Por Camilo Morón
Me hago cargo del hecho inapelable de que tu vida se ha terminado (sin que sea para nadie una sorpresa) y el hecho incontestable de que viviste la vida de acuerdo a tu Credo sencillo y exigente: el Arte. Apenas he macerado un poco las palabras en el cuenco del corazón, triturado en el cerebro las emociones en esta hora que anuncia la noche, pues mueres con el día. Ante la hoja donde lentamente se desangra la idea, dibujo un boceto: humildad infinita unida a una dulzura también infinita en tus últimos días llevados modesta, calladamente en la Casa del Artesano, entre algunos amigos y la pobreza. Y este último asilo aún debe ser agradecido a unos pocos.

En esta hora la idea de la Seguridad Social de los artistas se discute en los escenarios de la política nacional, esta discusión, esta pirotecnia escandalosa, ni ninguna otra, puede ya interesarte, ni conmoverte, ni molestarte, ni cambiar un gramo de polvo en la escena de tu adiós pobrísimo. Recuerdo nuestra postrera conversación con un dejo de irrealidad, como una clase dada en un sueño. Las muchachas te saludaron, se tomaron fotografías contigo, pues te presenté como lo que eras: una gloria de las artes plásticas (algo así como el abuelo venerable de todos los pintores falconianos). Entrambos cambiamos signos cómplices al verte rodeado de aquellas bellezas tropicales, iluminadas con la luz de tus pinturas, dibujadas con tus pinceladas codiciosas, ligeras y amables.

Llamaste mi atención sobre un dibujo donde se veía un mozo desgarbado que apoyaba indolente el pie en una pared, una postura de garabato que tenía tanto de desidia como de irreverencia. Me dijiste que era una estampa típica de la ciudad que calladamente ibas dejando, de aquella Coro más humilde, campesina, con una pata en el conuco y otra en el barrio, aquella Coro de seretones y policías sudados, de venderos de agua y urupagua, de aquella Coro menos pretenciosa pero igual de hipócrita que la ciudad presente.

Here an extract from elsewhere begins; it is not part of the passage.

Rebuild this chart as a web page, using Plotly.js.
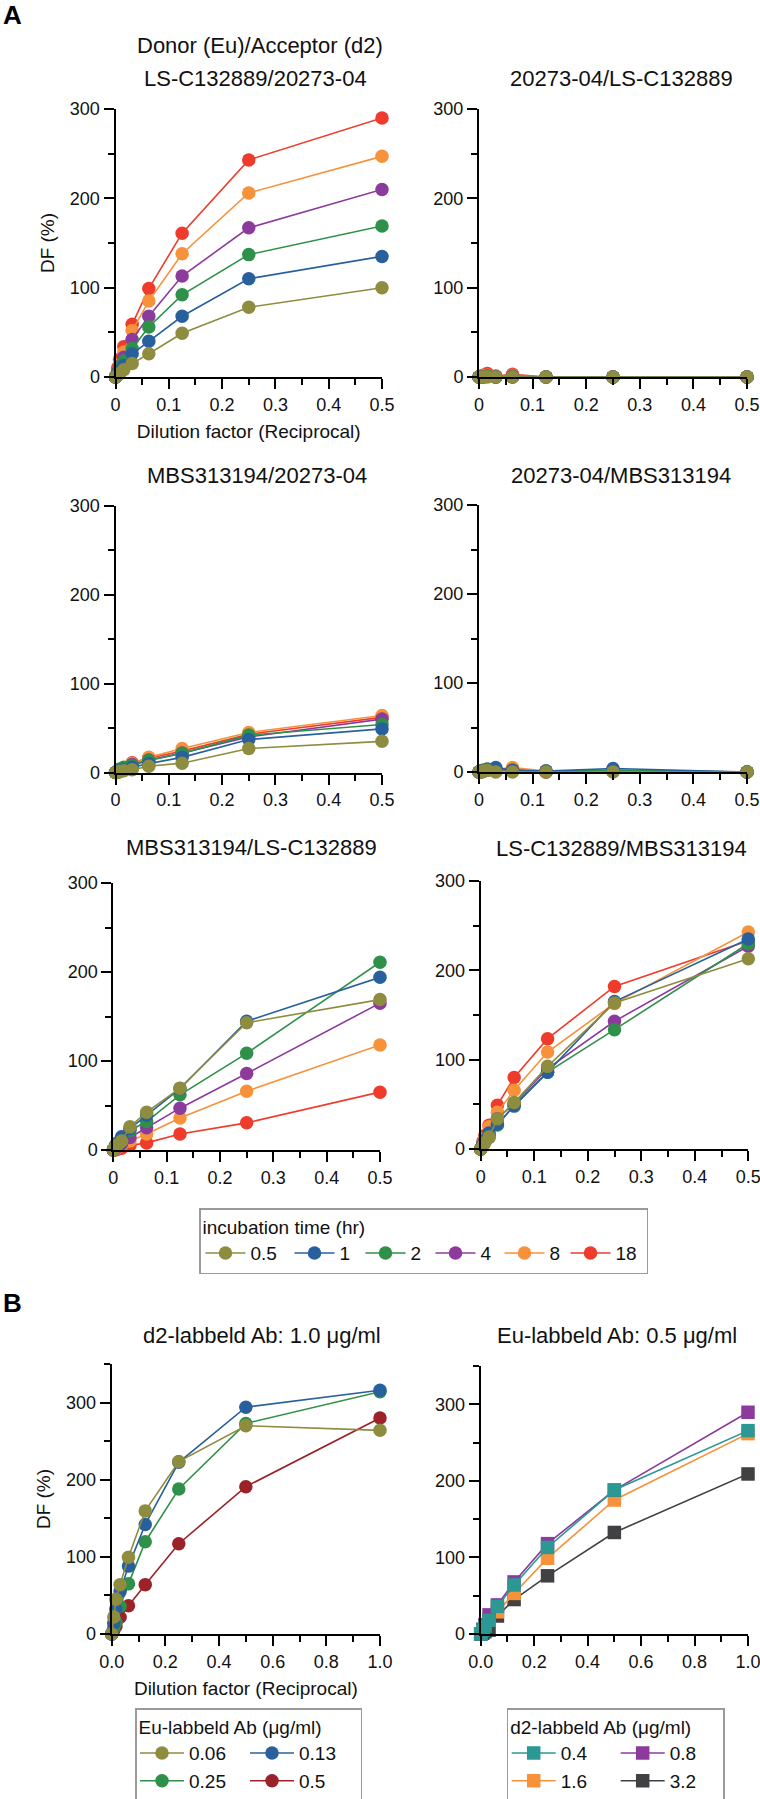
<!DOCTYPE html>
<html>
<head>
<meta charset="utf-8">
<script src="https://cdn.plot.ly/plotly-3.0.1.min.js"></script>
<style>html,body{margin:0;padding:0;background:#fff}#chart{width:760px;height:1799px}</style>
</head>
<body>
<div id="chart"></div>
<script>
// ---------------- DATA ----------------
// Panel A: dilution factor (reciprocal) and DF (%) per incubation time
const dilutionA = [0, 0.0039, 0.0078, 0.0156, 0.03125, 0.0625, 0.125, 0.25, 0.5];
const incubationTimes = ['0.5', '1', '2', '4', '8', '18'];
const titlesA = ['LS-C132889/20273-04', '20273-04/LS-C132889', 'MBS313194/20273-04',
                 '20273-04/MBS313194', 'MBS313194/LS-C132889', 'LS-C132889/MBS313194'];

// rows: 0.5, 1, 2, 4, 8, 18 hr
const panelA1 = [
  [0, 2, 4, 8, 15, 26, 49, 78, 100],
  [0, 4, 7, 13, 26, 40, 68, 110, 135],
  [0, 5, 10, 18, 32, 56, 92, 137, 169],
  [0, 6, 12, 22, 42, 68, 113, 167, 210],
  [0, 7, 14, 28, 52, 85, 138, 206, 247],
  [0, 10, 20, 34, 59, 99, 161, 243, 290]
];
const panelA2 = [
  [0, 0, 0, 0, 0, 0, 0, 0, 0],
  [0, 0, 0, -1, 0, 0, 0, 0, 0],
  [0, 0, 0, 1, 0, 0, 0, 0, 0],
  [0, 0, 0, 1, 0, 1, 0, 0, 0],
  [0, 0, 1, 2, 0, 2, 0, 0, 0],
  [0, 1, 2, 4, 1, 3, 0, 0, 0]
];
const panelA3 = [
  [0, 0, 1, 2, 3, 7, 10.5, 27, 35],
  [0, 1, 2, 3, 6, 10, 17, 37, 49],
  [0, 2, 4, 6, 8, 13.5, 21.5, 42, 54],
  [0, 1, 3, 5, 9, 14, 22, 40, 60],
  [0, -1, 1, 4, 10, 17, 27, 45, 64],
  [0, 1, 3, 5, 11, 16, 24, 43, 62]
];
const panelA4 = [
  [0, 0, 1, 2, 0, 0, 0, 0, 0],
  [0, 1, 2, 3, 5, 2, 1, 4, 0],
  [0, 1, 2, 3, 4, 2, 1, 2, 0],
  [0, 0, 1, 2, 3, 2, 0, 2, 0],
  [0, 0, 1, 2, 3, 5, 1, 1, 0],
  [0, -1, 1, 2, 2, 3, 0, 1, 0]
];
const panelA5 = [
  [0, 4, 6, 10, 26, 42.5, 69.5, 143, 169],
  [0, 5, 8, 15, 24, 39, 69, 144.7, 194],
  [0, 3, 6, 10, 22, 32, 62, 108.6, 211],
  [0, 2, 4, 7, 14, 25, 47, 86, 165],
  [0, 1, 3, 5, 10, 18, 36, 66, 118],
  [0, 0, 1, 2, 5, 8, 18, 30.5, 65]
];
const panelA6 = [
  [0, 3, 7, 13.4, 34, 52, 92.5, 163.4, 213],
  [0, 5, 10, 18, 28, 48, 86, 165, 235],
  [0, 4, 8, 13, 27, 49, 86, 133.6, 230],
  [0, 4, 9, 16, 34, 51, 90, 143, 227],
  [0, 6, 12, 25, 41, 65.7, 108.6, 163, 243],
  [0, 8, 15, 26.5, 49, 80, 123.5, 182, 233]
];

// Panel B
const dilutionB = [0, 0.0078, 0.0156, 0.03125, 0.0625, 0.125, 0.25, 0.5, 1.0];
const euConc = ['0.06', '0.13', '0.25', '0.5'];
const panelB1 = [
  [0, 22, 45, 64, 99.6, 159.6, 223.5, 270, 264],
  [0, 14, 32, 55, 88, 142, 222.6, 294, 316],
  [0, 8, 15, 36, 65, 119.6, 188, 273, 314],
  [0, 5, 10, 21.7, 36.5, 64, 117, 191, 280]
];
const d2Conc = ['0.4', '0.8', '1.6', '3.2'];
const panelB2 = [
  [0, 5, 10, 18, 36, 64, 113, 188, 265.6],
  [0, 6, 12, 25, 38, 68, 118, 188, 289.6],
  [0, 6, 12, 18, 29, 53, 99, 175, 261.7],
  [0, 1, 3, 5, 23.5, 45, 76, 132.6, 209]
];

// ---------------- STYLE / LAYOUT ----------------
const W = 760, H = 1799;
const px = v => v / W;
const py = v => 1 - v / H;
const FONT = 'Liberation Sans, Arial, Helvetica, sans-serif';
const TXT = '#111';

const colorsA = ['#8e8c3e', '#28609e', '#2f9149', '#8c3b9c', '#f7913a', '#ee3b2b'];
const colorsB1 = ['#8e8c3e', '#28609e', '#2f9149', '#9b2228'];
const colorsB2 = ['#2b9894', '#8c3b9c', '#f7913a', '#414143'];
const legendWidthA = [34, 16, 15, 14, 11, 26];

const boxesA = [
  {data: panelA1, x0: 115.5, x1: 382, y0: 109, y1: 377, tx: 255, ty: 79},
  {data: panelA2, x0: 479, x1: 747, y0: 109, y1: 377, tx: 621, ty: 79},
  {data: panelA3, x0: 115.5, x1: 382, y0: 505.5, y1: 772.5, tx: 257, ty: 476},
  {data: panelA4, x0: 479, x1: 747, y0: 505, y1: 772, tx: 621, ty: 476},
  {data: panelA5, x0: 113.3, x1: 380, y0: 883, y1: 1150, tx: 251, ty: 847},
  {data: panelA6, x0: 480.7, x1: 748.3, y0: 881, y1: 1149, tx: 621, ty: 848}
];
const boxB1 = {x0: 111.7, x1: 380, y0: 1364, y1: 1634, tx: 262, ty: 1335};
const boxB2 = {x0: 480.7, x1: 748, y0: 1366, y1: 1634, tx: 617, ty: 1335};

const traces = [];
const layout = {
  width: W, height: H,
  margin: {l: 0, r: 0, t: 0, b: 0, autoexpand: false},
  paper_bgcolor: '#fff', plot_bgcolor: '#fff',
  font: {family: FONT, color: TXT, size: 18},
  showlegend: true,
  annotations: [],
  shapes: []
};

function axisBase(range, dtick, minorDtick, fmt) {
  const a = {
    range: range, autorange: false, fixedrange: true,
    showgrid: false, zeroline: false,
    showline: true, linecolor: '#000', linewidth: 2,
    ticks: 'outside', ticklen: 10, tickwidth: 2, tickcolor: '#000',
    tick0: 0, dtick: dtick,
    ticklabeloverflow: 'allow',
    tickfont: {family: FONT, size: 18, color: TXT},
    minor: {dtick: minorDtick, ticks: 'outside', ticklen: 6, tickwidth: 2, tickcolor: '#000', showgrid: false}
  };
  if (fmt) a.tickformat = fmt;
  return a;
}

function addTitle(text, x, y) {
  layout.annotations.push({
    text: text, xref: 'paper', yref: 'paper', x: px(x), y: py(y),
    xanchor: 'center', yanchor: 'middle', showarrow: false,
    font: {family: FONT, size: 22, color: TXT}
  });
}

let axN = 0;
function addAxes(box, xr, xd, xm, xfmt, yr, withTitles) {
  axN += 1;
  const sfx = axN === 1 ? '' : String(axN);
  const xa = axisBase(xr, xd, xm, xfmt);
  xa.domain = [px(box.x0), px(box.x1)];
  xa.anchor = 'y' + sfx;
  const ya = axisBase(yr, 100, 50, null);
  ya.domain = [py(box.y1), py(box.y0)];
  ya.anchor = 'x' + sfx;
  if (withTitles) {
    xa.title = {text: 'Dilution factor (Reciprocal)', font: {family: FONT, size: 19, color: TXT}, standoff: 11};
    ya.title = {text: 'DF (%)', font: {family: FONT, size: 19, color: TXT}, standoff: 10};
  }
  layout['xaxis' + sfx] = xa;
  layout['yaxis' + sfx] = ya;
  return sfx;
}

// Panel A
boxesA.forEach((b, k) => {
  const sfx = addAxes(b, [0, 0.5], 0.1, 0.05, null, [0, 300], k === 0);
  for (let i = incubationTimes.length - 1; i >= 0; i--) {
    traces.push({
      type: 'scatter', mode: 'lines+markers',
      x: dilutionA, y: b.data[i],
      name: incubationTimes[i],
      xaxis: 'x' + sfx, yaxis: 'y' + sfx,
      line: {color: colorsA[i], width: 1.6},
      marker: {color: colorsA[i], size: 13.5, symbol: 'circle', line: {width: 0}},
      cliponaxis: false,
      legend: 'legend',
      legendwidth: legendWidthA[i],
      showlegend: k === 0,
      hoverinfo: 'skip'
    });
  }
  addTitle(titlesA[k], b.tx, b.ty);
});
addTitle('Donor (Eu)/Acceptor (d2)', 260, 45.5);

// Panel B1  (legend: column 1 = 0.06, 0.25 ; column 2 = 0.13, 0.5)
{
  const sfx = addAxes(boxB1, [0, 1], 0.2, 0.1, '.1f', [0, 350], true);
  const grp = ['b1c1', 'b1c2', 'b1c1', 'b1c2'];
  const rank = [1, 3, 2, 4];
  const lw = [51, 56, 51, 56];
  for (let i = euConc.length - 1; i >= 0; i--) {
    traces.push({
      type: 'scatter', mode: 'lines+markers',
      x: dilutionB, y: panelB1[i], name: euConc[i],
      xaxis: 'x' + sfx, yaxis: 'y' + sfx,
      line: {color: colorsB1[i], width: 1.6},
      marker: {color: colorsB1[i], size: 13.5, symbol: 'circle', line: {width: 0}},
      cliponaxis: false, legend: 'legend2', legendgroup: grp[i], legendrank: rank[i], legendwidth: lw[i],
      hoverinfo: 'skip'
    });
  }
  addTitle('d2-labbeld Ab: 1.0 μg/ml', boxB1.tx, boxB1.ty);
}
// Panel B2  (legend: column 1 = 0.4, 1.6 ; column 2 = 0.8, 3.2)
{
  const sfx = addAxes(boxB2, [0, 1], 0.2, 0.1, '.1f', [0, 350], false);
  const grp = ['b2c1', 'b2c2', 'b2c1', 'b2c2'];
  const rank = [1, 3, 2, 4];
  const lw = [50, 48, 50, 48];
  for (let i = d2Conc.length - 1; i >= 0; i--) {
    traces.push({
      type: 'scatter', mode: 'lines+markers',
      x: dilutionB, y: panelB2[i], name: d2Conc[i],
      xaxis: 'x' + sfx, yaxis: 'y' + sfx,
      line: {color: colorsB2[i], width: 1.6},
      marker: {color: colorsB2[i], size: 13.5, symbol: 'square', line: {width: 0}},
      cliponaxis: false, legend: 'legend3', legendgroup: grp[i], legendrank: rank[i], legendwidth: lw[i],
      hoverinfo: 'skip'
    });
  }
  addTitle('Eu-labbeld Ab: 0.5 μg/ml', boxB2.tx, boxB2.ty);
}

// Panel letters
layout.annotations.push({text: '<b>A</b>', xref: 'paper', yref: 'paper', x: px(1), y: py(15),
  xanchor: 'left', yanchor: 'middle', showarrow: false, font: {family: FONT, size: 26, color: '#000'}});
layout.annotations.push({text: '<b>B</b>', xref: 'paper', yref: 'paper', x: px(1), y: py(1303),
  xanchor: 'left', yanchor: 'middle', showarrow: false, font: {family: FONT, size: 26, color: '#000'}});

// Legends
const legBase = {
  orientation: 'h', xanchor: 'left', yanchor: 'top',
  bgcolor: 'rgba(255,255,255,0)', bordercolor: '#9a9a9a', borderwidth: 1.5,
  font: {family: FONT, size: 19, color: TXT},
  itemclick: false, itemdoubleclick: false
};
layout.legend = Object.assign({}, legBase, {
  x: px(199), y: py(1208), traceorder: 'reversed', itemwidth: 40,
  title: {text: 'incubation time (hr)', side: 'top', font: {family: FONT, size: 19, color: TXT}}
});
layout.legend2 = Object.assign({}, legBase, {
  x: px(135), y: py(1708), traceorder: 'grouped', tracegroupgap: 0, itemwidth: 44,
  title: {text: 'Eu-labbeld Ab (μg/ml)', side: 'top', font: {family: FONT, size: 19, color: TXT}}
});
layout.legend3 = Object.assign({}, legBase, {
  x: px(506.7), y: py(1708), traceorder: 'grouped', tracegroupgap: 0, itemwidth: 44,
  title: {text: 'd2-labbeld Ab (μg/ml)', side: 'top', font: {family: FONT, size: 19, color: TXT}}
});

Plotly.newPlot('chart', traces, layout, {displayModeBar: false, staticPlot: true});
</script>
</body>
</html>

Una de las verdades fundamentales del Universo es que la energía no se crea ni se destruye. Cuando el artista moldea el barro con sus manos, talla con cuchillo y buril la madera, acecha los sonidos para darles proporción de melodía; cuando el artista, como lo hiciste tú, maestro Peniche, cabalga las líneas y doma como si fuesen caballos salvajes los colores, laza al paso de la imaginación las siluetas de tiempos idos, trasmuta la energía en un testimonio que sobrevive al tiempo tanto como es contemplada la obra e inspira en otros un eco, el rescoldo del acto creador que acerca al artista a Dios, pues el Arte es una manera de oración.

En esta hora, cuando mueres pobre, me acompaña un consuelo: el afecto de los mejores fue tu homenaje y tu riqueza. Los pintores, sobretodo los pintores, siempre te trataron con la deferencia que merece un caballero, un hombre amante y amado de las Musas. Ese respeto, ese afecto se queman como una vela, despiden su aroma como un incienso, esos tributos ofrendados en vida me asegura que la siembra de tu arte germina, venciendo con un trazo y para siempre a la muerte.